• _DIRECTIVE_:
Exactly as written, please set down all of the entries again, with no pictures.
::::
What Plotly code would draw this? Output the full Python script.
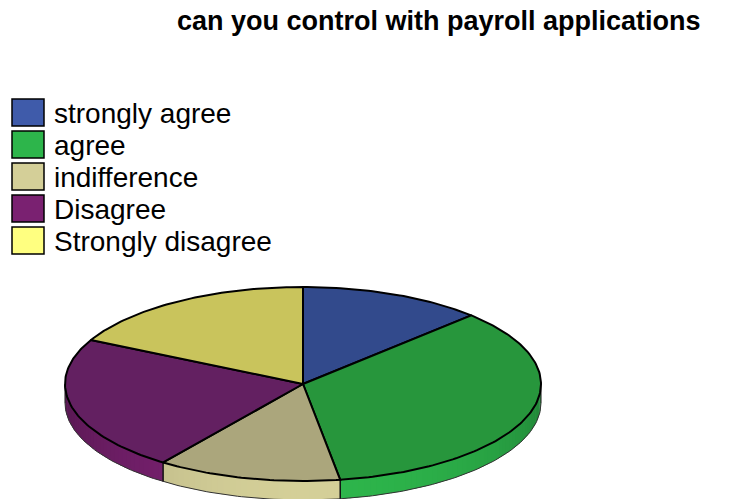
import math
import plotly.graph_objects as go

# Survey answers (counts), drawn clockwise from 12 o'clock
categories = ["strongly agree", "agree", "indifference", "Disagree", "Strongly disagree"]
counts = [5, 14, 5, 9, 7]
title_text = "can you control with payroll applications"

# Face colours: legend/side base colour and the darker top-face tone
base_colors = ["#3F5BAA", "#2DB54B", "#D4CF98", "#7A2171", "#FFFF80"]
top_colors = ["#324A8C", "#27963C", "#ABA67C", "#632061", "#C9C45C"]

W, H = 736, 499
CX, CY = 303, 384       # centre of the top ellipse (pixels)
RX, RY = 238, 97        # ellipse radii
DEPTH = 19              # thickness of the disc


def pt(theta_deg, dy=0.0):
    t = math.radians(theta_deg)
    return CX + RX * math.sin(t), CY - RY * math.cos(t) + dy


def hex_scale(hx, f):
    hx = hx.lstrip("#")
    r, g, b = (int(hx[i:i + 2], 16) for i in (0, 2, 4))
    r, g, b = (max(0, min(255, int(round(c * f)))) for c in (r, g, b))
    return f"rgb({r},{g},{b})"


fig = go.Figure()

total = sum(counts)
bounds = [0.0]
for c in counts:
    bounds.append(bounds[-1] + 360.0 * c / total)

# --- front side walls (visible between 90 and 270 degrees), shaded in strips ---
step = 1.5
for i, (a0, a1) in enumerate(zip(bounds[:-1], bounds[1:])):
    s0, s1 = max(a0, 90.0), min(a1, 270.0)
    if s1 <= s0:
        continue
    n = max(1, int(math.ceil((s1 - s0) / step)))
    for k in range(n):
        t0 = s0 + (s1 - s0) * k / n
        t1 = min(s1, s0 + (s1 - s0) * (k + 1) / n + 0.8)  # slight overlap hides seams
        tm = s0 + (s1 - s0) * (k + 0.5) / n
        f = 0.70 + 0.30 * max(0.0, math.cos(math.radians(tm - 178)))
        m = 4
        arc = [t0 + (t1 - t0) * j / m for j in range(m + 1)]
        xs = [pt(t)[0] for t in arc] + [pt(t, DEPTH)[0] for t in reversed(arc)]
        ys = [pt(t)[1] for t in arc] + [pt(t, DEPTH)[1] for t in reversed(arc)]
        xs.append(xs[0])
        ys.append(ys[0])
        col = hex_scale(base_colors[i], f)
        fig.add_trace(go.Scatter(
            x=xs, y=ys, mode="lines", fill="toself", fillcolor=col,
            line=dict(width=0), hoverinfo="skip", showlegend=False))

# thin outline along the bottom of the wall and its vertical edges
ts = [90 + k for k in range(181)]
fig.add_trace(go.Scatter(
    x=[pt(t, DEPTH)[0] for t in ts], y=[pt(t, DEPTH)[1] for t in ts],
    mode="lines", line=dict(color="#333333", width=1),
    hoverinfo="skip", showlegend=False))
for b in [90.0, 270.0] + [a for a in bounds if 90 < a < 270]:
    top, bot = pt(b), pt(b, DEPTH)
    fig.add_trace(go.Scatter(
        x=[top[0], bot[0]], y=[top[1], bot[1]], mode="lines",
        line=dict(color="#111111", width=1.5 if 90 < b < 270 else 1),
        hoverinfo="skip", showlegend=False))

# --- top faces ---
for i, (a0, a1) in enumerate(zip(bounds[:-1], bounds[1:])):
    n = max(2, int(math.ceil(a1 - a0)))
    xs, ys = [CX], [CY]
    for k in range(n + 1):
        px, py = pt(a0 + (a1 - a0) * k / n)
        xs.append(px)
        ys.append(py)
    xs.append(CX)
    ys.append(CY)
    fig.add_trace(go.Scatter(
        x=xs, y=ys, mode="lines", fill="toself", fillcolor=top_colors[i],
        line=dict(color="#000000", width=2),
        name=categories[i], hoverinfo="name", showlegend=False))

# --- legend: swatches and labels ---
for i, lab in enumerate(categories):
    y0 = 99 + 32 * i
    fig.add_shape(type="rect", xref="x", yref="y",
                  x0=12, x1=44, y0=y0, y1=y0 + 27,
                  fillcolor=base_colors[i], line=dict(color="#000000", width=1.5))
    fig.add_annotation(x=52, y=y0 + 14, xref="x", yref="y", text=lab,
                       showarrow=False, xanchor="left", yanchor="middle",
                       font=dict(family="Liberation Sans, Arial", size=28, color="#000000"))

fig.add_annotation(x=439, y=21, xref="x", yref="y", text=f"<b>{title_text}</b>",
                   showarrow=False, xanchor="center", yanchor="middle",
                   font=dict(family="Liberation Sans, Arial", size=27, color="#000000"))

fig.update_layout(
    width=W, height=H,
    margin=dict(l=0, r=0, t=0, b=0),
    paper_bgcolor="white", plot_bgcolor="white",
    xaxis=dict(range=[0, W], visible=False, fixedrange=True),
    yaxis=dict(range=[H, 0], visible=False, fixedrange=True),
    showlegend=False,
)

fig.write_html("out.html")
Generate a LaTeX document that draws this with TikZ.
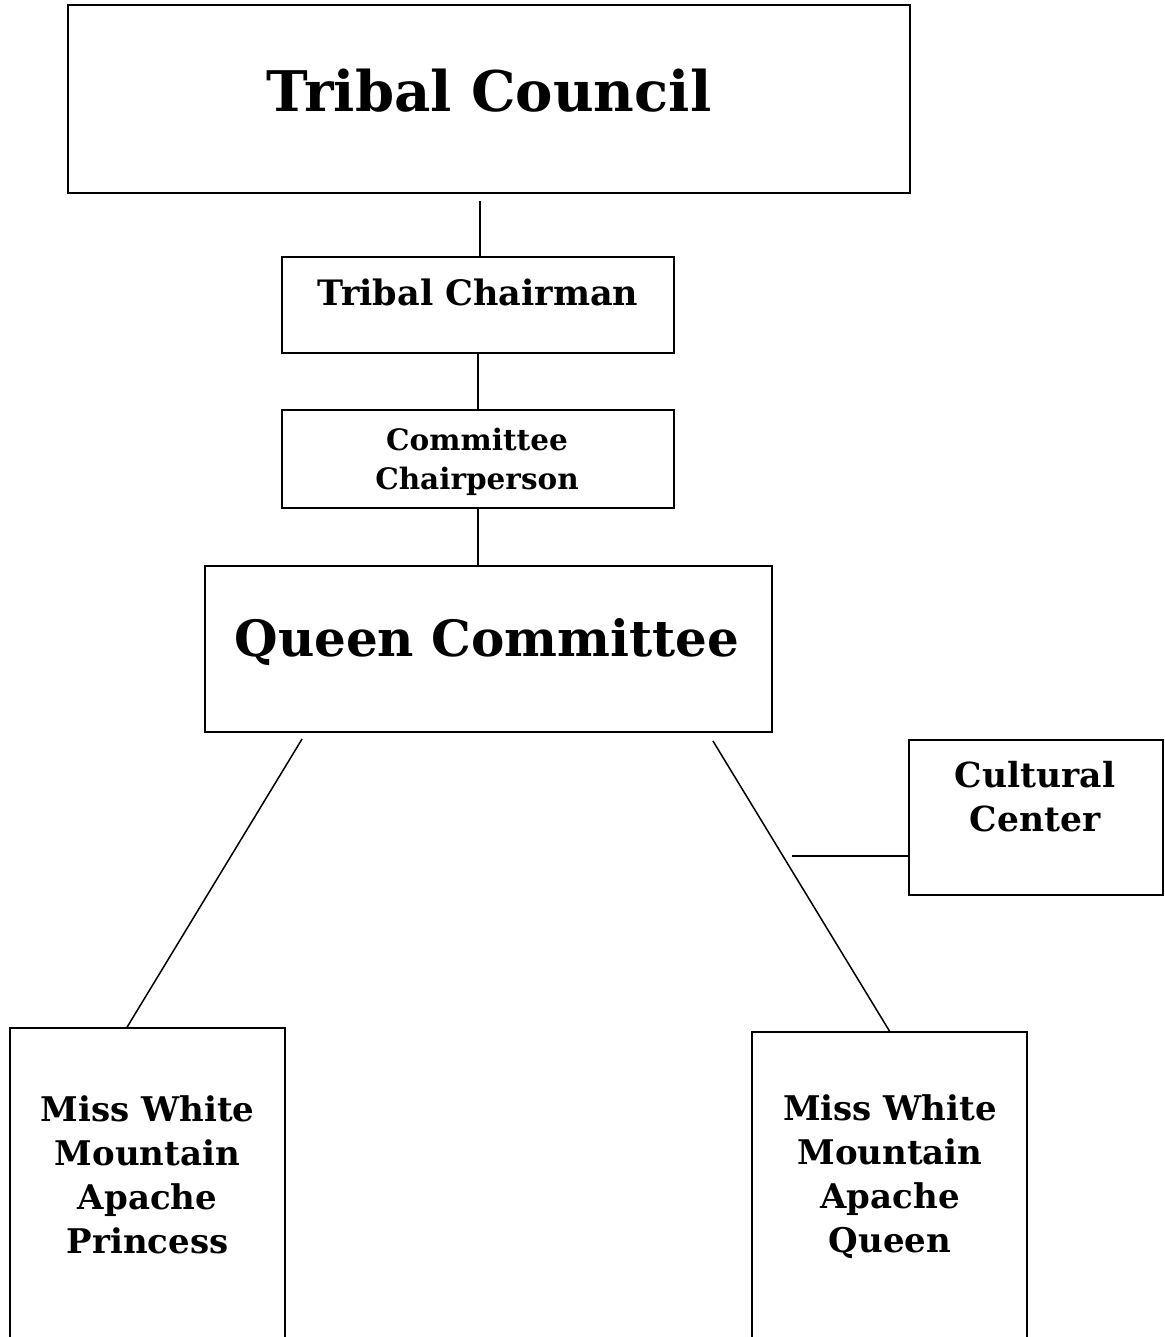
::::
• _THE COMPLETED TASK_:
What Plotly code would draw this? Output the full Python script.
import math
import plotly.graph_objects as go

# Survey answers (counts), drawn clockwise from 12 o'clock
categories = ["strongly agree", "agree", "indifference", "Disagree", "Strongly disagree"]
counts = [5, 14, 5, 9, 7]
title_text = "can you control with payroll applications"

# Face colours: legend/side base colour and the darker top-face tone
base_colors = ["#3F5BAA", "#2DB54B", "#D4CF98", "#7A2171", "#FFFF80"]
top_colors = ["#324A8C", "#27963C", "#ABA67C", "#632061", "#C9C45C"]

W, H = 736, 499
CX, CY = 303, 384       # centre of the top ellipse (pixels)
RX, RY = 238, 97        # ellipse radii
DEPTH = 19              # thickness of the disc


def pt(theta_deg, dy=0.0):
    t = math.radians(theta_deg)
    return CX + RX * math.sin(t), CY - RY * math.cos(t) + dy


def hex_scale(hx, f):
    hx = hx.lstrip("#")
    r, g, b = (int(hx[i:i + 2], 16) for i in (0, 2, 4))
    r, g, b = (max(0, min(255, int(round(c * f)))) for c in (r, g, b))
    return f"rgb({r},{g},{b})"


fig = go.Figure()

total = sum(counts)
bounds = [0.0]
for c in counts:
    bounds.append(bounds[-1] + 360.0 * c / total)

# --- front side walls (visible between 90 and 270 degrees), shaded in strips ---
step = 1.5
for i, (a0, a1) in enumerate(zip(bounds[:-1], bounds[1:])):
    s0, s1 = max(a0, 90.0), min(a1, 270.0)
    if s1 <= s0:
        continue
    n = max(1, int(math.ceil((s1 - s0) / step)))
    for k in range(n):
        t0 = s0 + (s1 - s0) * k / n
        t1 = min(s1, s0 + (s1 - s0) * (k + 1) / n + 0.8)  # slight overlap hides seams
        tm = s0 + (s1 - s0) * (k + 0.5) / n
        f = 0.70 + 0.30 * max(0.0, math.cos(math.radians(tm - 178)))
        m = 4
        arc = [t0 + (t1 - t0) * j / m for j in range(m + 1)]
        xs = [pt(t)[0] for t in arc] + [pt(t, DEPTH)[0] for t in reversed(arc)]
        ys = [pt(t)[1] for t in arc] + [pt(t, DEPTH)[1] for t in reversed(arc)]
        xs.append(xs[0])
        ys.append(ys[0])
        col = hex_scale(base_colors[i], f)
        fig.add_trace(go.Scatter(
            x=xs, y=ys, mode="lines", fill="toself", fillcolor=col,
            line=dict(width=0), hoverinfo="skip", showlegend=False))

# thin outline along the bottom of the wall and its vertical edges
ts = [90 + k for k in range(181)]
fig.add_trace(go.Scatter(
    x=[pt(t, DEPTH)[0] for t in ts], y=[pt(t, DEPTH)[1] for t in ts],
    mode="lines", line=dict(color="#333333", width=1),
    hoverinfo="skip", showlegend=False))
for b in [90.0, 270.0] + [a for a in bounds if 90 < a < 270]:
    top, bot = pt(b), pt(b, DEPTH)
    fig.add_trace(go.Scatter(
        x=[top[0], bot[0]], y=[top[1], bot[1]], mode="lines",
        line=dict(color="#111111", width=1.5 if 90 < b < 270 else 1),
        hoverinfo="skip", showlegend=False))

# --- top faces ---
for i, (a0, a1) in enumerate(zip(bounds[:-1], bounds[1:])):
    n = max(2, int(math.ceil(a1 - a0)))
    xs, ys = [CX], [CY]
    for k in range(n + 1):
        px, py = pt(a0 + (a1 - a0) * k / n)
        xs.append(px)
        ys.append(py)
    xs.append(CX)
    ys.append(CY)
    fig.add_trace(go.Scatter(
        x=xs, y=ys, mode="lines", fill="toself", fillcolor=top_colors[i],
        line=dict(color="#000000", width=2),
        name=categories[i], hoverinfo="name", showlegend=False))

# --- legend: swatches and labels ---
for i, lab in enumerate(categories):
    y0 = 99 + 32 * i
    fig.add_shape(type="rect", xref="x", yref="y",
                  x0=12, x1=44, y0=y0, y1=y0 + 27,
                  fillcolor=base_colors[i], line=dict(color="#000000", width=1.5))
    fig.add_annotation(x=52, y=y0 + 14, xref="x", yref="y", text=lab,
                       showarrow=False, xanchor="left", yanchor="middle",
                       font=dict(family="Liberation Sans, Arial", size=28, color="#000000"))

fig.add_annotation(x=439, y=21, xref="x", yref="y", text=f"<b>{title_text}</b>",
                   showarrow=False, xanchor="center", yanchor="middle",
                   font=dict(family="Liberation Sans, Arial", size=27, color="#000000"))

fig.update_layout(
    width=W, height=H,
    margin=dict(l=0, r=0, t=0, b=0),
    paper_bgcolor="white", plot_bgcolor="white",
    xaxis=dict(range=[0, W], visible=False, fixedrange=True),
    yaxis=dict(range=[H, 0], visible=False, fixedrange=True),
    showlegend=False,
)

fig.write_html("out.html")
Generate a LaTeX document that draws this with TikZ.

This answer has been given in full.